Each of the warriors, their guests, and facilitators sat at round tables in the hotel ballroom where they engaged in conversations, got to know each other, and shared their individual experiences.
 
“What makes this weekend so amazing for every one of these Sailors, their family members and loved ones is that we’ve invited all of them to come and tell their story, and we see those stories as sacred,” said Dr. David Anderson, a licensed counselor and professional speaker who served as the event’s master of ceremonies. “Whether it’s good stuff or not-so-good stuff, generally that’s what stories are made of, right? So, for them to have the opportunity to come and sit around those tables and share their stories with fellow Sailors, their battle buddies, those people who are right there in the trenches with them, that’s what makes this event so special.”
 
For Reserve Hospital Corpsman 1st Class Sheila Badgerow, who mobilized for 11 months to New York City in support of the Navy’s COVID-19 relief effort, the RWW had added significance as she reunited with her sister, Cynthia Porter, her father, and other family members for the first time in more than 20 years.
 
“We’d kept in contact with each other, but it was just the timing of life, our work, and other obligations that made it to where we could never get on the same page,” said Badgerow. “This was a very emotional reunion. My dad lives in the Philippines. So, I hope this won’t be the last time I’ll see them. I’m just cherishing the moment and taking things a day at a time.”      
 
Several guest speakers gave presentations to the members in attendance. The speakers included: former Navy Hospital Corpsman Dr. Catherine Warren, who revealed her struggles as a young, single mother in the military; Mrs. Katherine Alexandrou, who emphasized the importance of recognizing that “as the Sailor serves, so does the family”; retired Navy Capt. Mr. Christopher Staeheli, who discussed operational stress control; as well as Mr. Mario Campa, who spoke about strengthening families, and multiple others.
 
“There’s been a lot of really great information shared,” said Reserve Gunner’s Mate 2nd Class Shawn Carrier, who was mobilized for a year to the naval shipyards in Portsmouth, Virginia during the pandemic. “Every deployment is going to affect service members and their families in some way, so, this program gave us the opportunity to interact with others who’ve had similar experiences.

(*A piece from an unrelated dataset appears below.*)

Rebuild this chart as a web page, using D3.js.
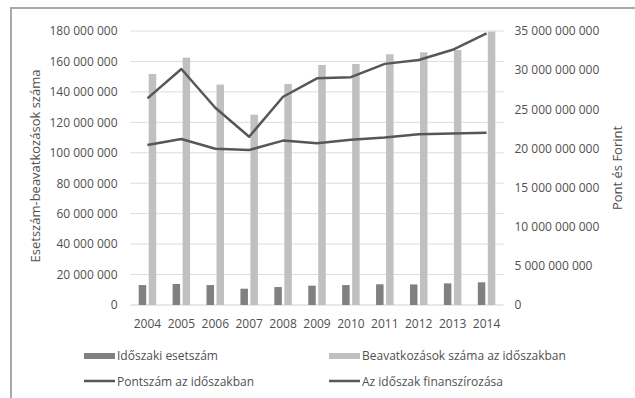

By sharing stories of what each of us has experienced and learning how to overcome obstacles, we gain a sense that it’s going to be okay. The Navy has resources available to help us and we’re all here for each other.”
 
Reserve Hospital Corpsman 1st Class Alyscia Watson-Key, who mobilized for 11 months to Guantanamo Bay, Cuba, shared her excitement in having the opportunity to access all of the resources available as well as to spend time with her husband over the weekend in New Orleans.
 
“I’m definitely excited about going out in town and experiencing the culture of New Orleans,” said Watson-Key. “The event has been very interactive. Everybody has been very friendly and willing to help, and it’s really great to have that support system. When we leave here, we’re going to have phone numbers and email addresses, and the ability to reach out to people who can assist along the way. We’re all going through something and although it may be different, it’s the same in a lot of ways.”   
 
The three-day workshop concluded as the returning warriors and their guests in attendance were treated to breakfast and inspirational words from Reserve Navy Chaplain Lt. Cmdr. Elias Paulk, assigned as the supervisory chaplain for Commander, Naval Surface Forces Atlantic.
 
Paulk spoke about spiritual toughness and likened it to the process of forging a steel sword, explaining that it is the heat and hammer that shape and strengthen it.
 
“Toughness is the ability to take a hit and keep going, tapping all of the sources of strength and resilience,” said Paulk. “Spiritual toughness is the ability to adhere to beliefs, principles, and values needed to persevere and prevail.”